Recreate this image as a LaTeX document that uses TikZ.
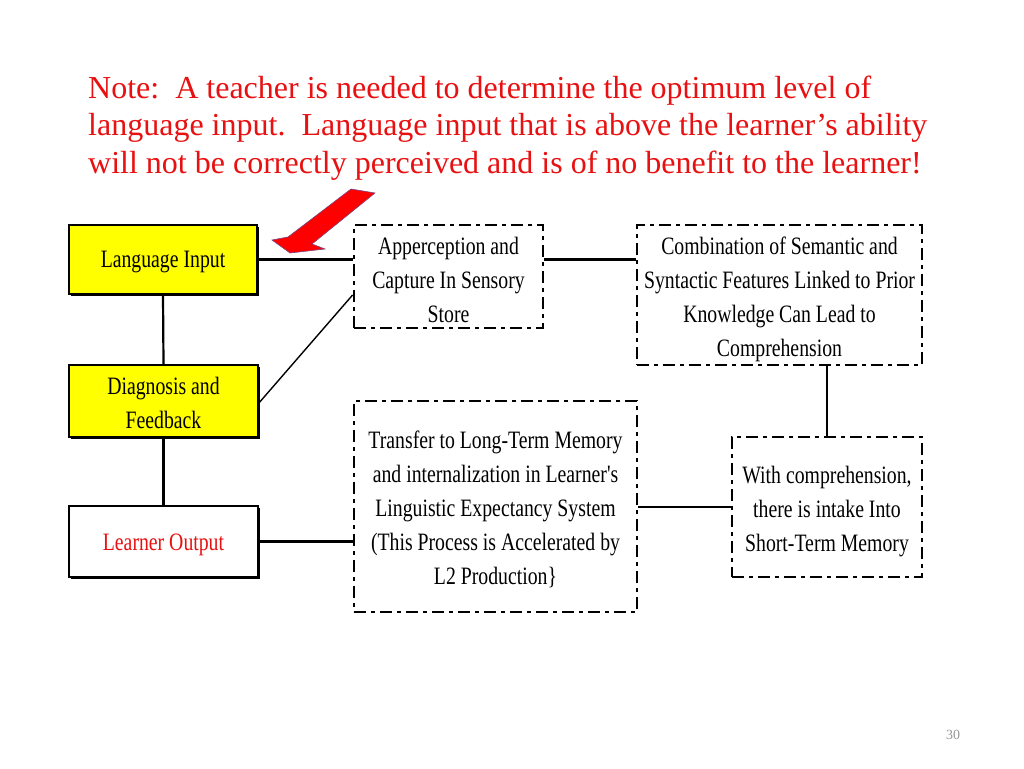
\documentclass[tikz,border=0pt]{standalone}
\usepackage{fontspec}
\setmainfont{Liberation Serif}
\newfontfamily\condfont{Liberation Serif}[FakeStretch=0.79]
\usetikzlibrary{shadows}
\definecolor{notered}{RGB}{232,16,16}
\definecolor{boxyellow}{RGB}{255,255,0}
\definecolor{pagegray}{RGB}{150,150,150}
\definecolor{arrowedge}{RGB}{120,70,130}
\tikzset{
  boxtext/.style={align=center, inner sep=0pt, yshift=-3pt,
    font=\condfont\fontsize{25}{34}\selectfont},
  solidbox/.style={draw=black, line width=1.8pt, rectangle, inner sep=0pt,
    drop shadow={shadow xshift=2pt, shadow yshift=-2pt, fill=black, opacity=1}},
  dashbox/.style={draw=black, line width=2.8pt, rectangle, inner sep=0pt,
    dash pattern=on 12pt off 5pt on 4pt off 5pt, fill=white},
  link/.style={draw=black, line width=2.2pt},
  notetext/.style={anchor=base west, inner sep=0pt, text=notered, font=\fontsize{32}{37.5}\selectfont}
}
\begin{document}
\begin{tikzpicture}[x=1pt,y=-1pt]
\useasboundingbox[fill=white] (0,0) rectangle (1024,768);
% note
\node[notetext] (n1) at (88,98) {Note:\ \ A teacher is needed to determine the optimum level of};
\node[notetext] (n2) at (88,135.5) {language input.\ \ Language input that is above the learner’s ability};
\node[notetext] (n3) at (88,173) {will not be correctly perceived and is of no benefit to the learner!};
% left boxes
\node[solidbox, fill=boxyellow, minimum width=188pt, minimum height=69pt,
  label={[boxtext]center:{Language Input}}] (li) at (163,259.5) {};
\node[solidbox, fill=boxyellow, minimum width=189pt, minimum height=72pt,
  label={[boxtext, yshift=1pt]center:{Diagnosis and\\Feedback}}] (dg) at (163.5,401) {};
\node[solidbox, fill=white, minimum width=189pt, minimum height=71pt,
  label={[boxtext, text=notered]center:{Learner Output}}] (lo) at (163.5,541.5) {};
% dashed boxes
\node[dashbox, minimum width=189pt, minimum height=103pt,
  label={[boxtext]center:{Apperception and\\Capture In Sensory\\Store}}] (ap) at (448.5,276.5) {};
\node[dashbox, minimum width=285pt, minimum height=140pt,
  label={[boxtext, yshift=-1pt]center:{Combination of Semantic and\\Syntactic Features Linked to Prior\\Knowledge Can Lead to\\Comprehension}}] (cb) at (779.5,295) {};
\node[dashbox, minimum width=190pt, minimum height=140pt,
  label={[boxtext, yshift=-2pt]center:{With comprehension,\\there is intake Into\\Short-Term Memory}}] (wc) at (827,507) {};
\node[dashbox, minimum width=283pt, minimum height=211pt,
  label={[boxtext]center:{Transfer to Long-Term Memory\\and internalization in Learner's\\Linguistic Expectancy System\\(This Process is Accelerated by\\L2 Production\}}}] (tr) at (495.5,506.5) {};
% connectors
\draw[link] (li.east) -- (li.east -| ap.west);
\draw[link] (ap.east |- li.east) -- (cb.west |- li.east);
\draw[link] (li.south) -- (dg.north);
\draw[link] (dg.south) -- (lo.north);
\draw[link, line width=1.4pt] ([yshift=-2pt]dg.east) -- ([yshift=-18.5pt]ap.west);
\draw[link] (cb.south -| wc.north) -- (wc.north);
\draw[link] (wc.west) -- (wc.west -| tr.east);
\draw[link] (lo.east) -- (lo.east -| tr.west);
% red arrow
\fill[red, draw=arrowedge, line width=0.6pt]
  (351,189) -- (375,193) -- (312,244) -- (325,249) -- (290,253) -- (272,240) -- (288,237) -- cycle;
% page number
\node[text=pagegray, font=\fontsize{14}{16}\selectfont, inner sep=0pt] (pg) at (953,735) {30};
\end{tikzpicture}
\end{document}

======

* The problem *
Leave out the pictures and transcribe everything else exactly.

* Answer to the task *
Recreate this image as a LaTeX document that uses TikZ.
\documentclass[tikz,border=0pt]{standalone}
\usepackage{fontspec}
\setmainfont{Liberation Serif}
\newfontfamily\condfont{Liberation Serif}[FakeStretch=0.79]
\usetikzlibrary{shadows}
\definecolor{notered}{RGB}{232,16,16}
\definecolor{boxyellow}{RGB}{255,255,0}
\definecolor{pagegray}{RGB}{150,150,150}
\definecolor{arrowedge}{RGB}{120,70,130}
\tikzset{
  boxtext/.style={align=center, inner sep=0pt, yshift=-3pt,
    font=\condfont\fontsize{25}{34}\selectfont},
  solidbox/.style={draw=black, line width=1.8pt, rectangle, inner sep=0pt,
    drop shadow={shadow xshift=2pt, shadow yshift=-2pt, fill=black, opacity=1}},
  dashbox/.style={draw=black, line width=2.8pt, rectangle, inner sep=0pt,
    dash pattern=on 12pt off 5pt on 4pt off 5pt, fill=white},
  link/.style={draw=black, line width=2.2pt},
  notetext/.style={anchor=base west, inner sep=0pt, text=notered, font=\fontsize{32}{37.5}\selectfont}
}
\begin{document}
\begin{tikzpicture}[x=1pt,y=-1pt]
\useasboundingbox[fill=white] (0,0) rectangle (1024,768);
% note
\node[notetext] (n1) at (88,98) {Note:\ \ A teacher is needed to determine the optimum level of};
\node[notetext] (n2) at (88,135.5) {language input.\ \ Language input that is above the learner’s ability};
\node[notetext] (n3) at (88,173) {will not be correctly perceived and is of no benefit to the learner!};
% left boxes
\node[solidbox, fill=boxyellow, minimum width=188pt, minimum height=69pt,
  label={[boxtext]center:{Language Input}}] (li) at (163,259.5) {};
\node[solidbox, fill=boxyellow, minimum width=189pt, minimum height=72pt,
  label={[boxtext, yshift=1pt]center:{Diagnosis and\\Feedback}}] (dg) at (163.5,401) {};
\node[solidbox, fill=white, minimum width=189pt, minimum height=71pt,
  label={[boxtext, text=notered]center:{Learner Output}}] (lo) at (163.5,541.5) {};
% dashed boxes
\node[dashbox, minimum width=189pt, minimum height=103pt,
  label={[boxtext]center:{Apperception and\\Capture In Sensory\\Store}}] (ap) at (448.5,276.5) {};
\node[dashbox, minimum width=285pt, minimum height=140pt,
  label={[boxtext, yshift=-1pt]center:{Combination of Semantic and\\Syntactic Features Linked to Prior\\Knowledge Can Lead to\\Comprehension}}] (cb) at (779.5,295) {};
\node[dashbox, minimum width=190pt, minimum height=140pt,
  label={[boxtext, yshift=-2pt]center:{With comprehension,\\there is intake Into\\Short-Term Memory}}] (wc) at (827,507) {};
\node[dashbox, minimum width=283pt, minimum height=211pt,
  label={[boxtext]center:{Transfer to Long-Term Memory\\and internalization in Learner's\\Linguistic Expectancy System\\(This Process is Accelerated by\\L2 Production\}}}] (tr) at (495.5,506.5) {};
% connectors
\draw[link] (li.east) -- (li.east -| ap.west);
\draw[link] (ap.east |- li.east) -- (cb.west |- li.east);
\draw[link] (li.south) -- (dg.north);
\draw[link] (dg.south) -- (lo.north);
\draw[link, line width=1.4pt] ([yshift=-2pt]dg.east) -- ([yshift=-18.5pt]ap.west);
\draw[link] (cb.south -| wc.north) -- (wc.north);
\draw[link] (wc.west) -- (wc.west -| tr.east);
\draw[link] (lo.east) -- (lo.east -| tr.west);
% red arrow
\fill[red, draw=arrowedge, line width=0.6pt]
  (351,189) -- (375,193) -- (312,244) -- (325,249) -- (290,253) -- (272,240) -- (288,237) -- cycle;
% page number
\node[text=pagegray, font=\fontsize{14}{16}\selectfont, inner sep=0pt] (pg) at (953,735) {30};
\end{tikzpicture}
\end{document}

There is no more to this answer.